PROBLEM TO SOLVE:
Of the lines listed below, return exactly those that run from the line containing "The picture is" through the line containing "ymax = max(max(max(r)", both included.

INPUT:

· · · · ·

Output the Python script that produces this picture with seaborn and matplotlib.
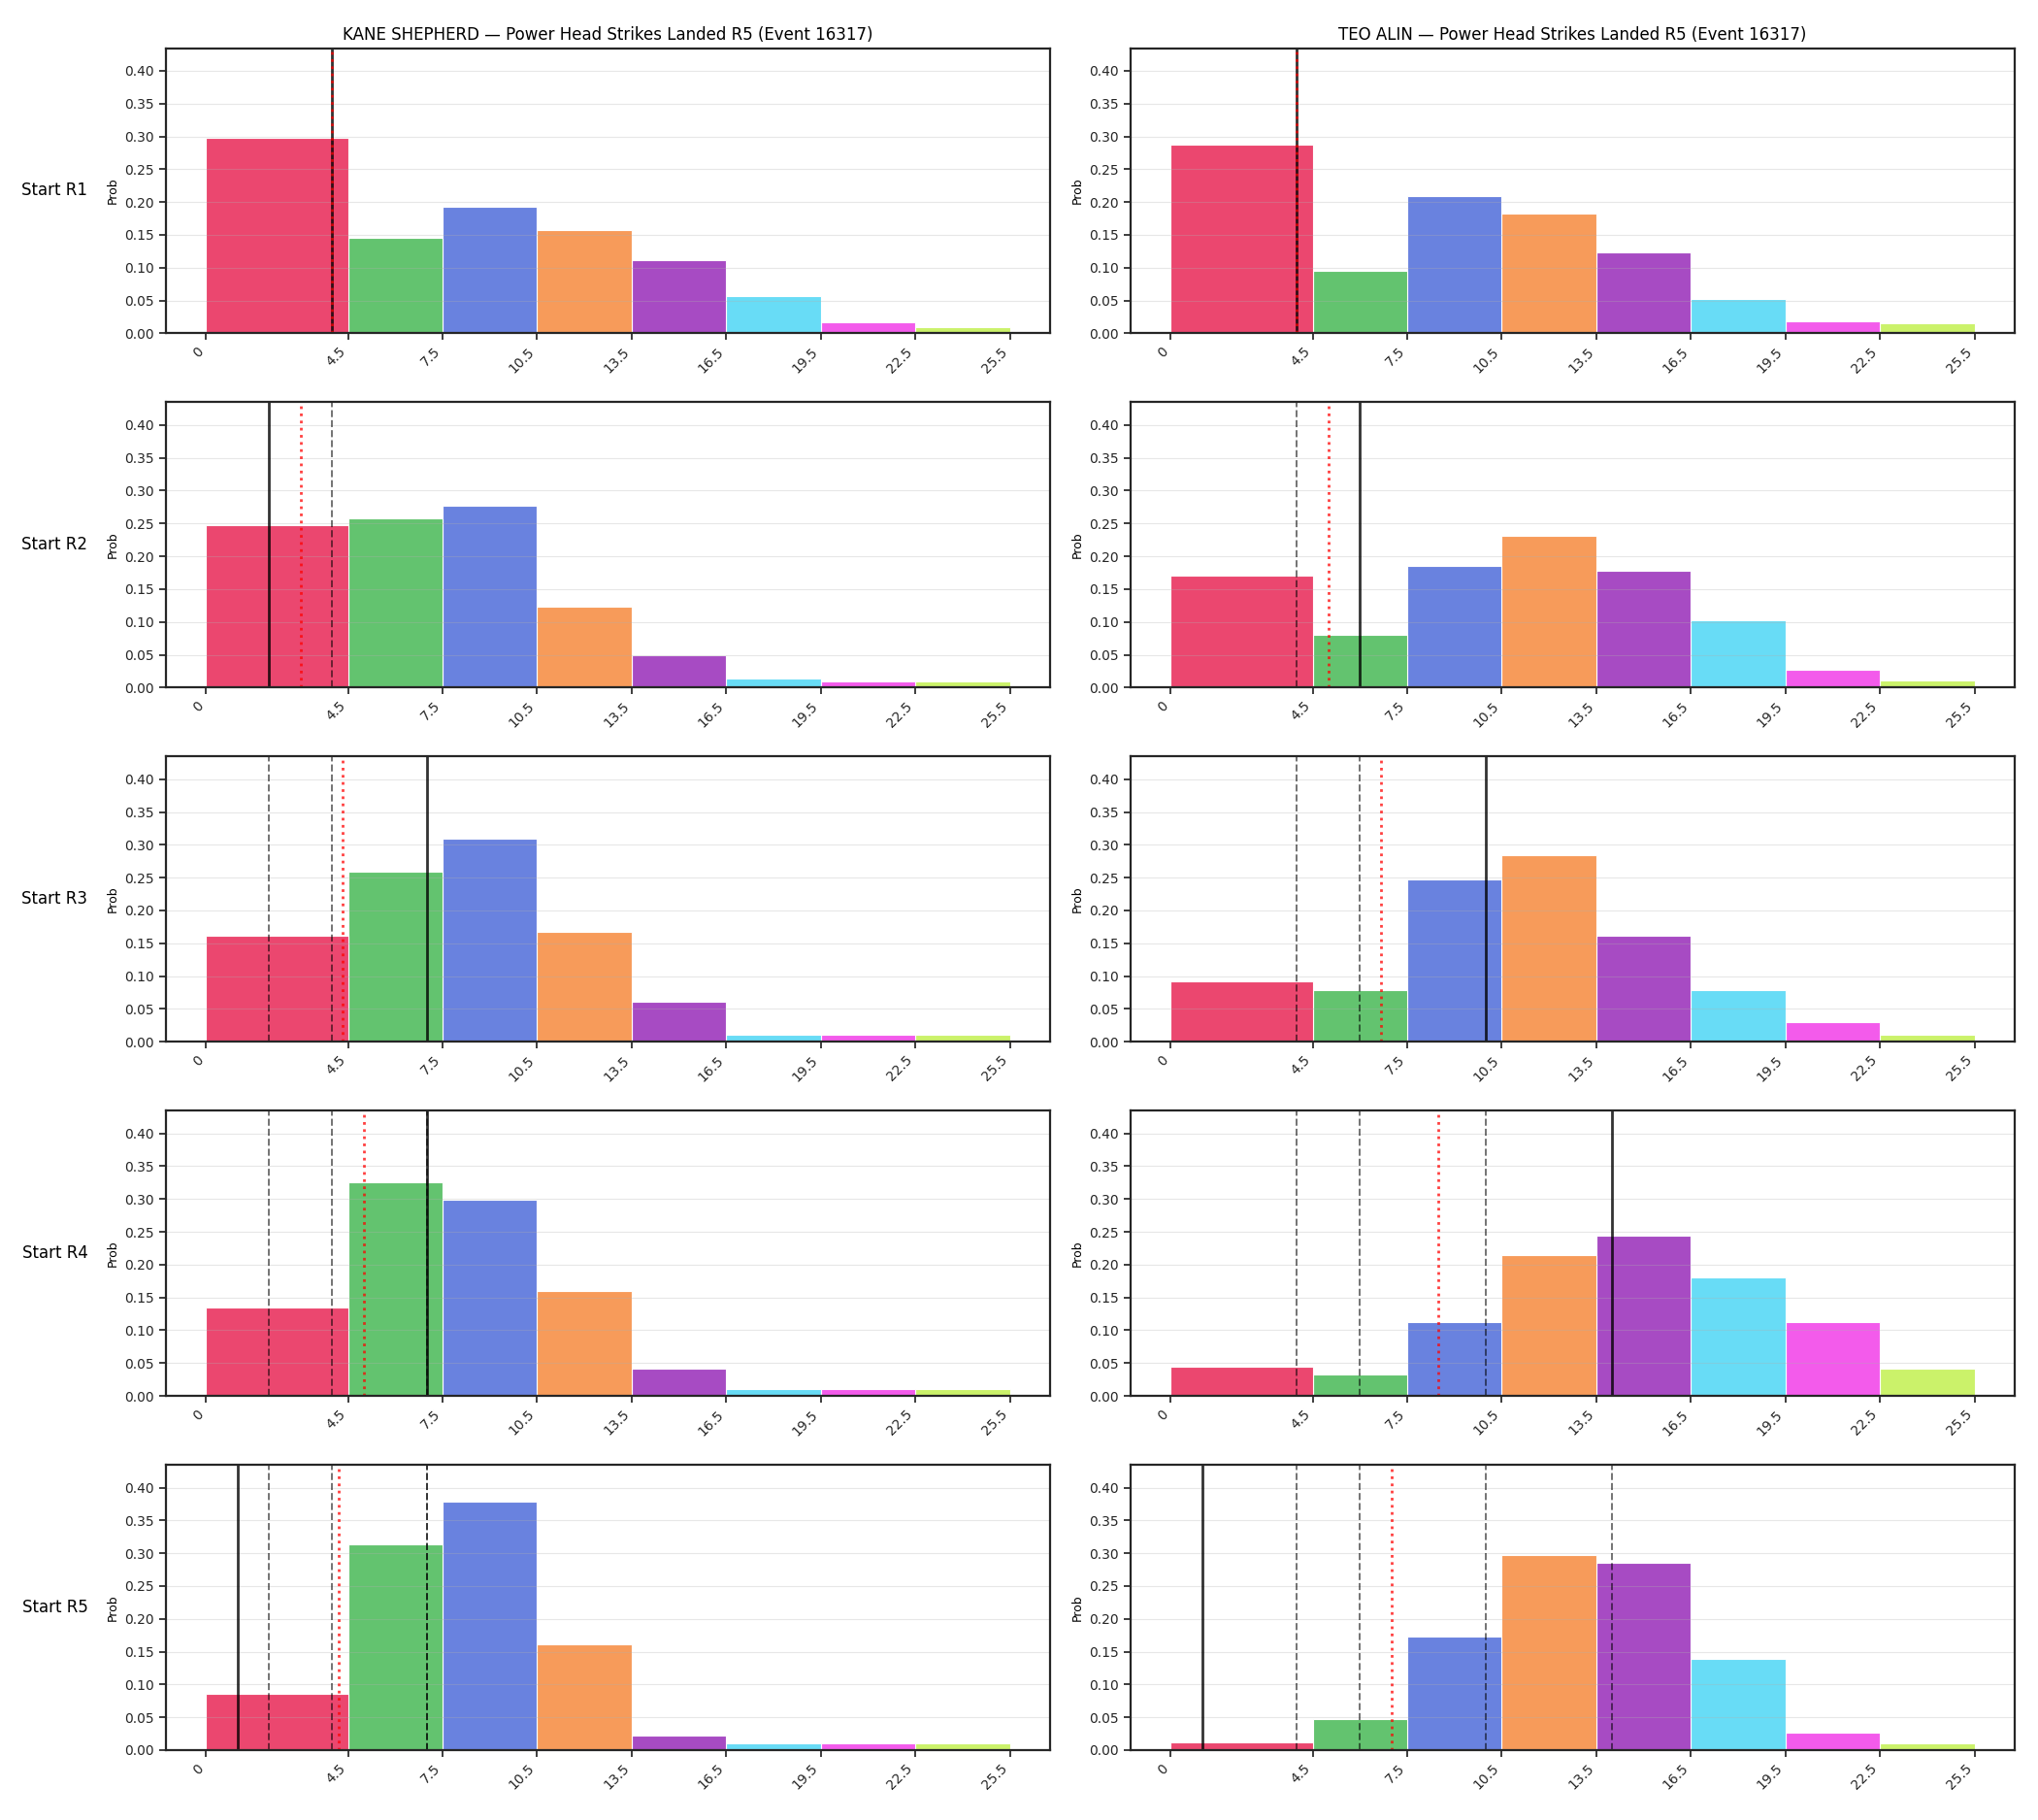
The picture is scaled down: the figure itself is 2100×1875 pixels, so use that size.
import numpy as np
import pandas as pd
import matplotlib
matplotlib.use("Agg")
import matplotlib.pyplot as plt
import seaborn as sns

# bins of strikes landed (first bin is wider)
edges = [0, 4.5, 7.5, 10.5, 13.5, 16.5, 19.5, 22.5, 25.5]
tick_labels = ["0", "4.5", "7.5", "10.5", "13.5", "16.5", "19.5", "22.5", "25.5"]
bin_names = ["0-4", "5-7", "8-10", "11-13", "14-16", "17-19", "20-22", "23-25"]
bin_colors = ["#e6194b", "#3cb44b", "#4363d8", "#f58231",
              "#911eb4", "#42d4f4", "#f032e6", "#bfef45"]

fighters = ["KANE SHEPHERD", "TEO ALIN"]
rounds = ["R1", "R2", "R3", "R4", "R5"]

# probability per bin, one list per starting round
kane_probs = [
    [0.298, 0.145, 0.193, 0.157, 0.111, 0.057, 0.017, 0.010],
    [0.248, 0.258, 0.277, 0.123, 0.049, 0.014, 0.010, 0.010],
    [0.162, 0.259, 0.310, 0.168, 0.061, 0.010, 0.010, 0.010],
    [0.135, 0.326, 0.299, 0.160, 0.041, 0.010, 0.010, 0.010],
    [0.086, 0.314, 0.378, 0.161, 0.022, 0.010, 0.010, 0.010],
]
teo_probs = [
    [0.287, 0.096, 0.209, 0.183, 0.124, 0.052, 0.019, 0.015],
    [0.171, 0.081, 0.186, 0.231, 0.178, 0.102, 0.027, 0.011],
    [0.092, 0.079, 0.247, 0.285, 0.162, 0.078, 0.030, 0.010],
    [0.044, 0.032, 0.112, 0.215, 0.244, 0.181, 0.112, 0.041],
    [0.012, 0.048, 0.173, 0.297, 0.285, 0.139, 0.026, 0.010],
]

# landed per round (solid line = this round, dashed = earlier rounds, red = running mean)
kane_landed = [4, 2, 7, 7, 1]
teo_landed = [4, 6, 10, 14, 1]

all_probs = [kane_probs, teo_probs]
all_landed = [kane_landed, teo_landed]

centers = [(a + b) / 2 for a, b in zip(edges[:-1], edges[1:])]
ymax = max(max(max(r) for r in p) for p in all_probs) * 1.15

fig, axes = plt.subplots(5, 2, figsize=(21, 18.75), dpi=100)
fig.subplots_adjust(left=0.0814, right=0.9886, top=0.9736, bottom=0.0384,
                    wspace=0.091, hspace=0.2415)

for col in range(2):
    landed = all_landed[col]
    running_mean = np.cumsum(landed) / np.arange(1, len(landed) + 1)
    for row in range(5):
        ax = axes[row, col]
        df = pd.DataFrame({"strikes": centers, "prob": all_probs[col][row], "bin": bin_names})
        sns.histplot(data=df, x="strikes", weights="prob", bins=edges, hue="bin",
                     hue_order=bin_names, palette=bin_colors, alpha=0.8,
                     edgecolor="white", linewidth=0.8, legend=False, ax=ax)

        for prev in landed[:row]:
            ax.axvline(prev, color="black", alpha=0.55, linestyle="--", linewidth=1.4)
        ax.axvline(landed[row], color="black", alpha=0.8, linewidth=2)
        ax.axvline(running_mean[row], color="red", alpha=0.75, linestyle=":", linewidth=2)

        ax.set_xlim(-1.275, 26.775)
        ax.set_ylim(0, ymax)
        ax.set_xticks(edges)
        ax.set_xticklabels(tick_labels, rotation=45, ha="right")
        ax.set_yticks(np.arange(0, 0.41, 0.05))
        ax.yaxis.set_major_formatter(matplotlib.ticker.FormatStrFormatter("%.2f"))
        ax.tick_params(labelsize=10, width=1.25, length=5, color="#262626", labelcolor="#262626")
        for sp in ax.spines.values():
            sp.set_linewidth(1.6)
            sp.set_color("#262626")
        ax.set_xlabel("")
        ax.set_ylabel("Prob", fontsize=9)
        ax.grid(axis="y", alpha=0.3)

        if row == 0:
            ax.set_title(f"{fighters[col]} — Power Head Strikes Landed R5 (Event 16317)", fontsize=12)
        if col == 0:
            ax.text(-0.0884, 0.5, f"Start {rounds[row]}", transform=ax.transAxes,
                    ha="right", va="center", fontsize=12)

fig.savefig("out.png", dpi=100)
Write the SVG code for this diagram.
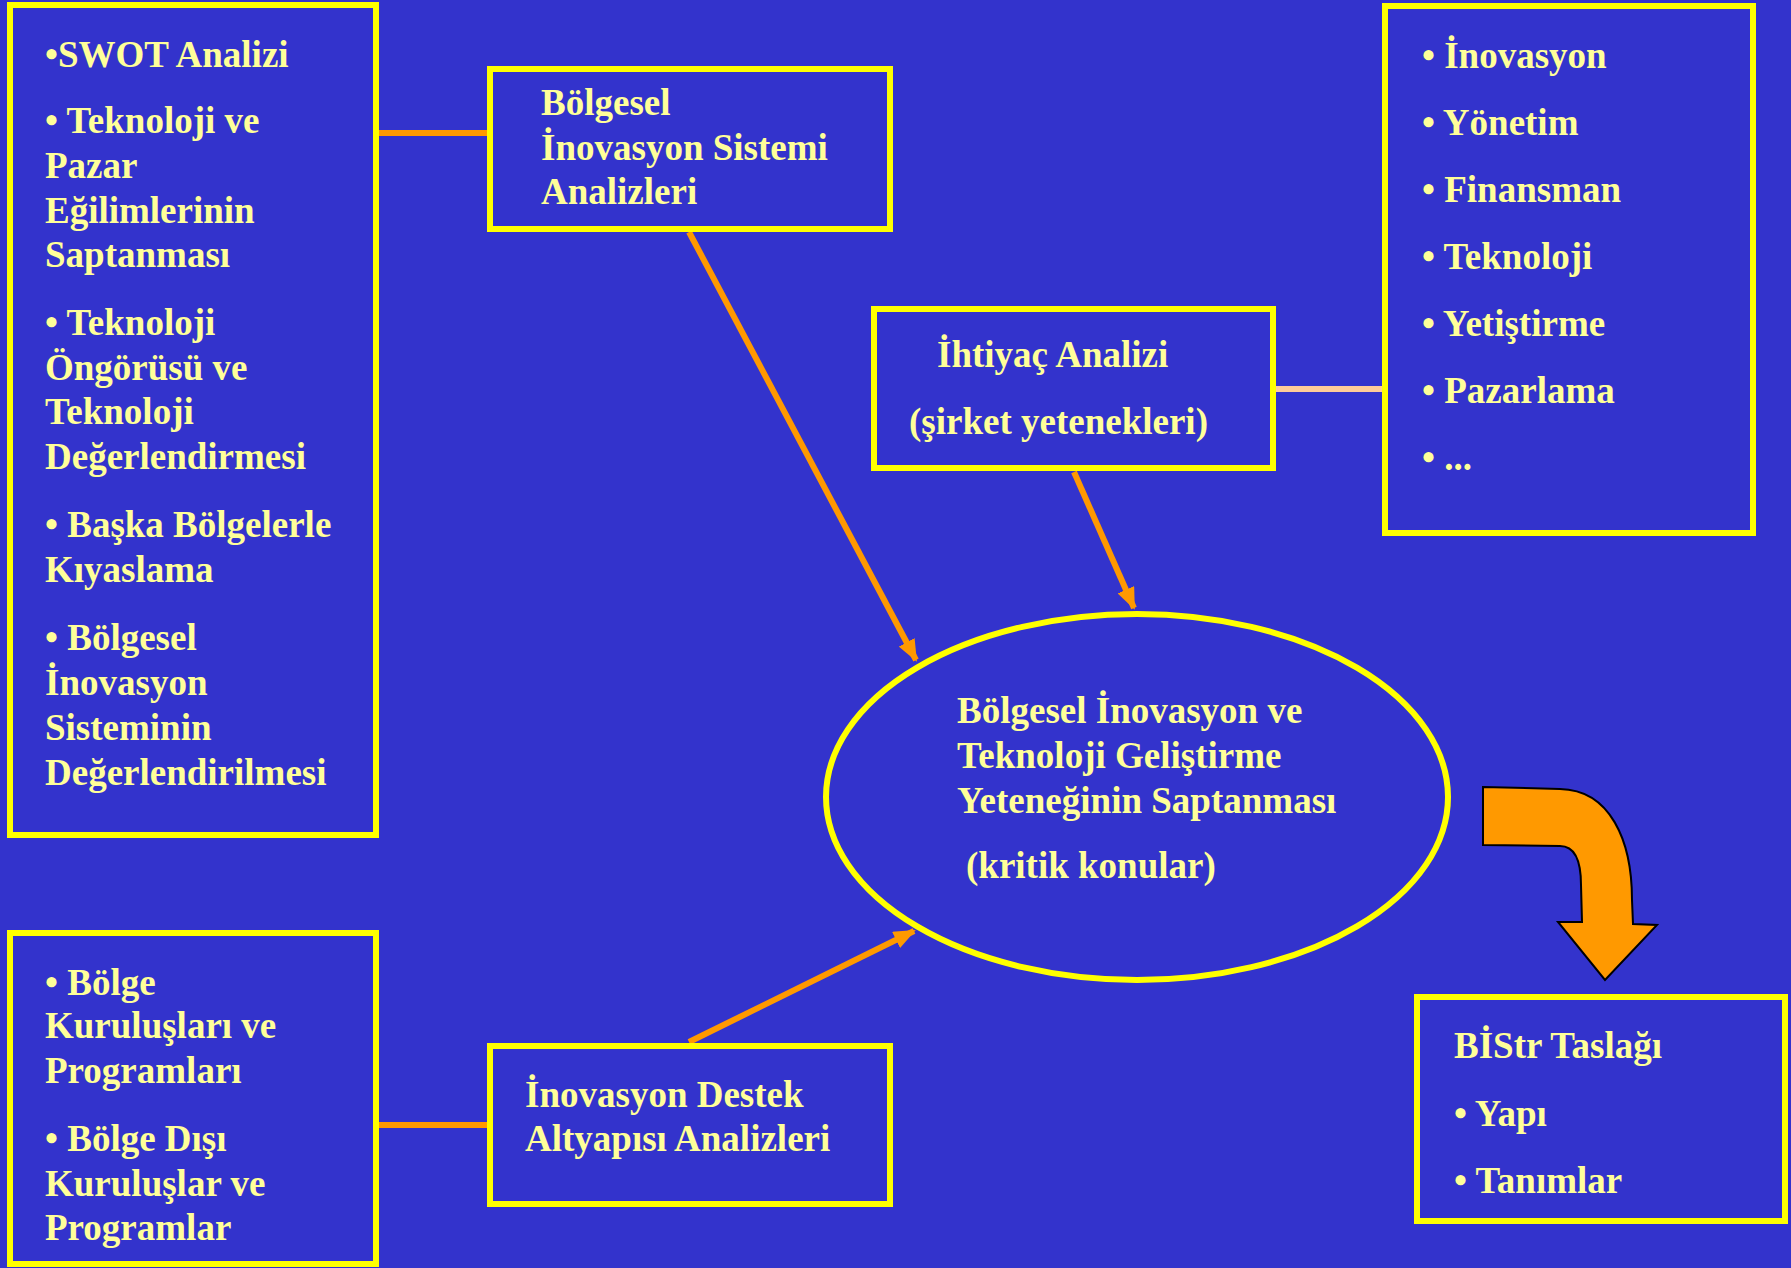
<svg xmlns="http://www.w3.org/2000/svg" width="1791" height="1268" viewBox="0 0 1791 1268">
<style>
.box{fill:none;stroke:#FFFF00;stroke-width:6}
.t{font-family:"Liberation Serif","Times New Roman",serif;font-weight:bold;font-size:37px;fill:#FFFF99}
.con{stroke:#FF9900;stroke-width:6;fill:none}
</style>
<defs>
<marker id="ah" markerUnits="userSpaceOnUse" markerWidth="22" markerHeight="18" viewBox="0 0 22 18" refX="20" refY="9" orient="auto">
<path d="M0,0 L22,9 L0,18 Z" fill="#FF9900"/>
</marker>
</defs>
<rect width="1791" height="1268" fill="#3333CC"/>
<g id="connectors">
<line class="con" x1="379" y1="133" x2="487" y2="133"/>
<line class="con" x1="379" y1="1125" x2="487" y2="1125"/>
<line x1="1276" y1="389" x2="1382" y2="389" stroke="#FFCC99" stroke-width="6"/>
<line class="con" x1="689" y1="232" x2="916" y2="660" marker-end="url(#ah)"/>
<line class="con" x1="1074" y1="472" x2="1134" y2="608" marker-end="url(#ah)"/>
<line class="con" x1="689" y1="1042" x2="914" y2="931" marker-end="url(#ah)"/>
</g>
<g id="swot">
<rect class="box" x="10" y="5" width="366" height="830"/>
<text class="t" x="45" y="67">•SWOT Analizi</text>
<text class="t" x="45" y="133">• Teknoloji ve</text>
<text class="t" x="45" y="178">Pazar</text>
<text class="t" x="45" y="223">Eğilimlerinin</text>
<text class="t" x="45" y="267">Saptanması</text>
<text class="t" x="45" y="335">• Teknoloji</text>
<text class="t" x="45" y="380">Öngörüsü ve</text>
<text class="t" x="45" y="424">Teknoloji</text>
<text class="t" x="45" y="469">Değerlendirmesi</text>
<text class="t" x="45" y="537">• Başka Bölgelerle</text>
<text class="t" x="45" y="582">Kıyaslama</text>
<text class="t" x="45" y="650">• Bölgesel</text>
<text class="t" x="45" y="695">İnovasyon</text>
<text class="t" x="45" y="740">Sisteminin</text>
<text class="t" x="45" y="785">Değerlendirilmesi</text>
</g>
<g id="bis">
<rect class="box" x="490" y="69" width="400" height="160"/>
<text class="t" x="541" y="115">Bölgesel</text>
<text class="t" x="541" y="160">İnovasyon Sistemi</text>
<text class="t" x="541" y="204">Analizleri</text>
</g>
<g id="ihtiyac">
<rect class="box" x="874" y="309" width="399" height="159"/>
<text class="t" x="937" y="367">İhtiyaç Analizi</text>
<text class="t" x="909" y="434">(şirket yetenekleri)</text>
</g>
<g id="list">
<rect class="box" x="1385" y="6" width="368" height="527"/>
<text class="t" x="1422" y="68">• İnovasyon</text>
<text class="t" x="1422" y="135">• Yönetim</text>
<text class="t" x="1422" y="202">• Finansman</text>
<text class="t" x="1422" y="269">• Teknoloji</text>
<text class="t" x="1422" y="336">• Yetiştirme</text>
<text class="t" x="1422" y="403">• Pazarlama</text>
<text class="t" x="1422" y="470">• ...</text>
</g>
<g id="center">
<ellipse cx="1137" cy="797" rx="311" ry="183" fill="none" stroke="#FFFF00" stroke-width="6"/>
<text class="t" x="957" y="723">Bölgesel İnovasyon ve</text>
<text class="t" x="957" y="768">Teknoloji Geliştirme</text>
<text class="t" x="957" y="813">Yeteneğinin Saptanması</text>
<text class="t" x="966" y="878">(kritik konular)</text>
</g>
<g id="bigarrow">
<path d="M1483 787 L1560 789 C1610 790 1632 840 1632 900 L1633 924 L1657 925 L1605 980 L1558 922 L1582 922 L1581 885 C1581 860 1575 846 1560 846 L1483 845 Z" fill="#FF9900" stroke="#000" stroke-width="2"/>
</g>
<g id="kurulus">
<rect class="box" x="10" y="933" width="366" height="331"/>
<text class="t" x="45" y="995">• Bölge</text>
<text class="t" x="45" y="1038">Kuruluşları ve</text>
<text class="t" x="45" y="1083">Programları</text>
<text class="t" x="45" y="1151">• Bölge Dışı</text>
<text class="t" x="45" y="1196">Kuruluşlar ve</text>
<text class="t" x="45" y="1240">Programlar</text>
</g>
<g id="destek">
<rect class="box" x="490" y="1046" width="400" height="158"/>
<text class="t" x="525" y="1107">İnovasyon Destek</text>
<text class="t" x="525" y="1151">Altyapısı Analizleri</text>
</g>
<g id="bistr">
<rect class="box" x="1417" y="997" width="368" height="224"/>
<text class="t" x="1454" y="1058">BİStr Taslağı</text>
<text class="t" x="1454" y="1126">• Yapı</text>
<text class="t" x="1454" y="1193">• Tanımlar</text>
</g>
</svg>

· · · · ·

COMPLETED EXERCISE:
The picture is scaled down: the figure itself is 2100×1875 pixels, so use that size.
import numpy as np
import pandas as pd
import matplotlib
matplotlib.use("Agg")
import matplotlib.pyplot as plt
import seaborn as sns

# bins of strikes landed (first bin is wider)
edges = [0, 4.5, 7.5, 10.5, 13.5, 16.5, 19.5, 22.5, 25.5]
tick_labels = ["0", "4.5", "7.5", "10.5", "13.5", "16.5", "19.5", "22.5", "25.5"]
bin_names = ["0-4", "5-7", "8-10", "11-13", "14-16", "17-19", "20-22", "23-25"]
bin_colors = ["#e6194b", "#3cb44b", "#4363d8", "#f58231",
              "#911eb4", "#42d4f4", "#f032e6", "#bfef45"]

fighters = ["KANE SHEPHERD", "TEO ALIN"]
rounds = ["R1", "R2", "R3", "R4", "R5"]

# probability per bin, one list per starting round
kane_probs = [
    [0.298, 0.145, 0.193, 0.157, 0.111, 0.057, 0.017, 0.010],
    [0.248, 0.258, 0.277, 0.123, 0.049, 0.014, 0.010, 0.010],
    [0.162, 0.259, 0.310, 0.168, 0.061, 0.010, 0.010, 0.010],
    [0.135, 0.326, 0.299, 0.160, 0.041, 0.010, 0.010, 0.010],
    [0.086, 0.314, 0.378, 0.161, 0.022, 0.010, 0.010, 0.010],
]
teo_probs = [
    [0.287, 0.096, 0.209, 0.183, 0.124, 0.052, 0.019, 0.015],
    [0.171, 0.081, 0.186, 0.231, 0.178, 0.102, 0.027, 0.011],
    [0.092, 0.079, 0.247, 0.285, 0.162, 0.078, 0.030, 0.010],
    [0.044, 0.032, 0.112, 0.215, 0.244, 0.181, 0.112, 0.041],
    [0.012, 0.048, 0.173, 0.297, 0.285, 0.139, 0.026, 0.010],
]

# landed per round (solid line = this round, dashed = earlier rounds, red = running mean)
kane_landed = [4, 2, 7, 7, 1]
teo_landed = [4, 6, 10, 14, 1]

all_probs = [kane_probs, teo_probs]
all_landed = [kane_landed, teo_landed]

centers = [(a + b) / 2 for a, b in zip(edges[:-1], edges[1:])]
ymax = max(max(max(r) for r in p) for p in all_probs) * 1.15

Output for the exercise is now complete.